▶ _Task brief_: Take every line from the first down to the line with "var myChart = echarts.init(document.getElementById('main'));" and set it down exactly, without the pictures.

▶ _Collected material_:
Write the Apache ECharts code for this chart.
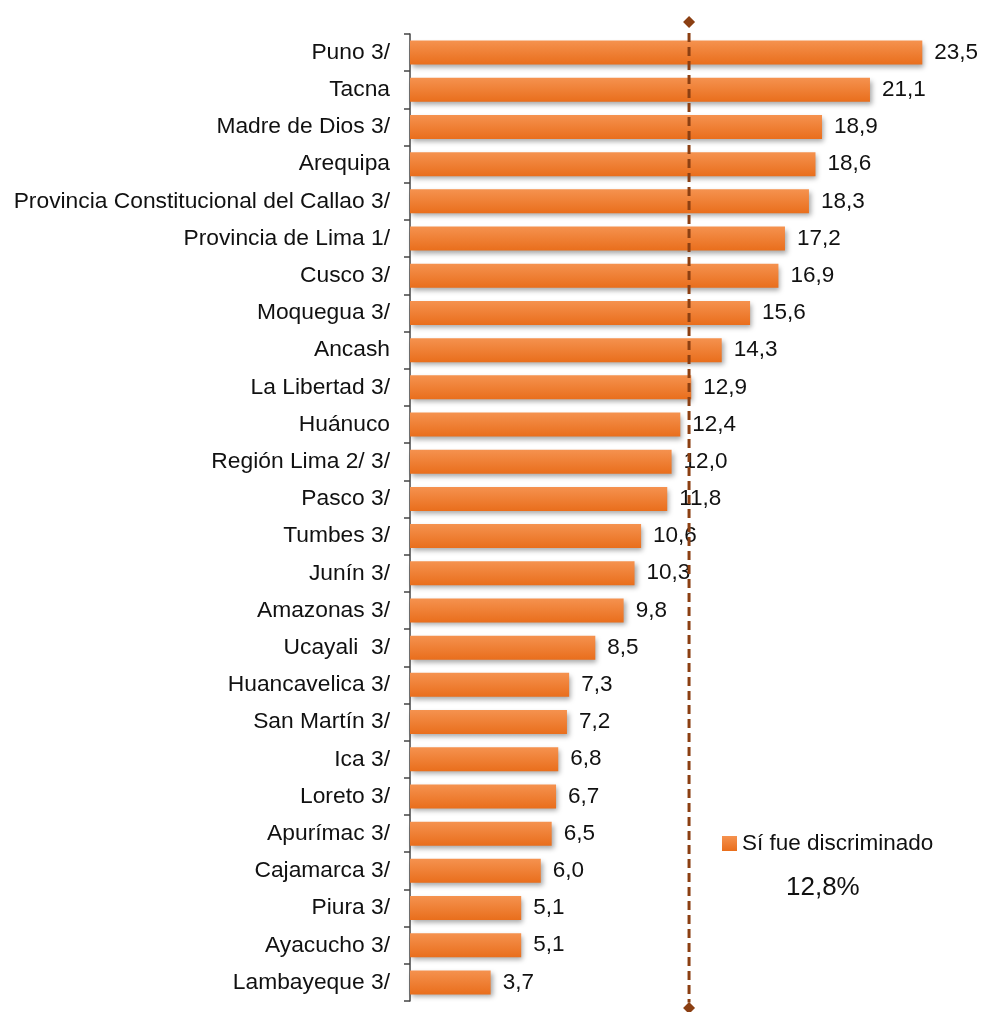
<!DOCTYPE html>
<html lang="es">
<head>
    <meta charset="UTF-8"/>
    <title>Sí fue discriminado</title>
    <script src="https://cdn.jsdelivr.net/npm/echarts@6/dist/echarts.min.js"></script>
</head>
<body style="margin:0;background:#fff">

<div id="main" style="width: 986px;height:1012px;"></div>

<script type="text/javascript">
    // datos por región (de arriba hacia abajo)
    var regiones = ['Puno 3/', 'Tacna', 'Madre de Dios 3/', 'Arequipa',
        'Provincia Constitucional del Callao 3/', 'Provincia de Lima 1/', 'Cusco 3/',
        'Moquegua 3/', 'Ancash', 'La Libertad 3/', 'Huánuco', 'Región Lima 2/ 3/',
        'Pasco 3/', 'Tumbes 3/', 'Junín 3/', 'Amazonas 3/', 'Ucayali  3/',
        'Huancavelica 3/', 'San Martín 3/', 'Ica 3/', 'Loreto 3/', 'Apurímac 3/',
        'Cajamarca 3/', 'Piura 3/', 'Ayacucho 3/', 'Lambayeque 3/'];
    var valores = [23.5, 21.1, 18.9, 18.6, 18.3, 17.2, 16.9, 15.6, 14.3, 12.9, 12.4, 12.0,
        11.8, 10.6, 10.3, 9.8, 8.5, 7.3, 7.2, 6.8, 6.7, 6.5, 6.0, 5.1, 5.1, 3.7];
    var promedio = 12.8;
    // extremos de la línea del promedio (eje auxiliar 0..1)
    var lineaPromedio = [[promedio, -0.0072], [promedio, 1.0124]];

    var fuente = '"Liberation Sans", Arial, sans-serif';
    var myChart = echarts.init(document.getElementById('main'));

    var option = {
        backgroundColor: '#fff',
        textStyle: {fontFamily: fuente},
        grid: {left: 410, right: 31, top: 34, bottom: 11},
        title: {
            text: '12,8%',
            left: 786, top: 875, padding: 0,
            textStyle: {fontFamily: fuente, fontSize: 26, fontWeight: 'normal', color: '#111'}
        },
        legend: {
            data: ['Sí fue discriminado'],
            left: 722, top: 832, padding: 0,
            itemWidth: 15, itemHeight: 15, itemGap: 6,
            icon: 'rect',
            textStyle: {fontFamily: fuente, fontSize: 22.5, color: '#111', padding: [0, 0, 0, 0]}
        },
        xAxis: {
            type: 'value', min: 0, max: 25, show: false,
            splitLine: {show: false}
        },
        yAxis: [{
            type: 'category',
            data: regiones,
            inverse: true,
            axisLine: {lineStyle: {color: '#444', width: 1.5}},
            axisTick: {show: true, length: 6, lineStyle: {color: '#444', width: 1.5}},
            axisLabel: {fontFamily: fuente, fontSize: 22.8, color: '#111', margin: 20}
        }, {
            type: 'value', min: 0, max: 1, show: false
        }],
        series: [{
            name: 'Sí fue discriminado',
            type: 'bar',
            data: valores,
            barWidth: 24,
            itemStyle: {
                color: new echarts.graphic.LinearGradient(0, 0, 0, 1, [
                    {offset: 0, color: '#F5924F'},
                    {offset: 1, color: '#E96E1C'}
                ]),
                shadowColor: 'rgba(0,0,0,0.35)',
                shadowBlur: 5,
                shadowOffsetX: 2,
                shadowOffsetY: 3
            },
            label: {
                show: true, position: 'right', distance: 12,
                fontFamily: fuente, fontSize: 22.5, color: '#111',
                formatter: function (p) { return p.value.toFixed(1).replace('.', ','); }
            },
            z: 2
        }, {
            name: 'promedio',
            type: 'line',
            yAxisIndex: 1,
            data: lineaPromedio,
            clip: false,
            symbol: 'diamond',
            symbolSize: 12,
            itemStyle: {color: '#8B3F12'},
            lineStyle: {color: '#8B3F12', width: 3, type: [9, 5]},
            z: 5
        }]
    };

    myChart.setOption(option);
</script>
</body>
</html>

▶ _Output of the exercise_:
Write the Apache ECharts code for this chart.
<!DOCTYPE html>
<html lang="es">
<head>
    <meta charset="UTF-8"/>
    <title>Sí fue discriminado</title>
    <script src="https://cdn.jsdelivr.net/npm/echarts@6/dist/echarts.min.js"></script>
</head>
<body style="margin:0;background:#fff">

<div id="main" style="width: 986px;height:1012px;"></div>

<script type="text/javascript">
    // datos por región (de arriba hacia abajo)
    var regiones = ['Puno 3/', 'Tacna', 'Madre de Dios 3/', 'Arequipa',
        'Provincia Constitucional del Callao 3/', 'Provincia de Lima 1/', 'Cusco 3/',
        'Moquegua 3/', 'Ancash', 'La Libertad 3/', 'Huánuco', 'Región Lima 2/ 3/',
        'Pasco 3/', 'Tumbes 3/', 'Junín 3/', 'Amazonas 3/', 'Ucayali  3/',
        'Huancavelica 3/', 'San Martín 3/', 'Ica 3/', 'Loreto 3/', 'Apurímac 3/',
        'Cajamarca 3/', 'Piura 3/', 'Ayacucho 3/', 'Lambayeque 3/'];
    var valores = [23.5, 21.1, 18.9, 18.6, 18.3, 17.2, 16.9, 15.6, 14.3, 12.9, 12.4, 12.0,
        11.8, 10.6, 10.3, 9.8, 8.5, 7.3, 7.2, 6.8, 6.7, 6.5, 6.0, 5.1, 5.1, 3.7];
    var promedio = 12.8;
    // extremos de la línea del promedio (eje auxiliar 0..1)
    var lineaPromedio = [[promedio, -0.0072], [promedio, 1.0124]];

    var fuente = '"Liberation Sans", Arial, sans-serif';
    var myChart = echarts.init(document.getElementById('main'));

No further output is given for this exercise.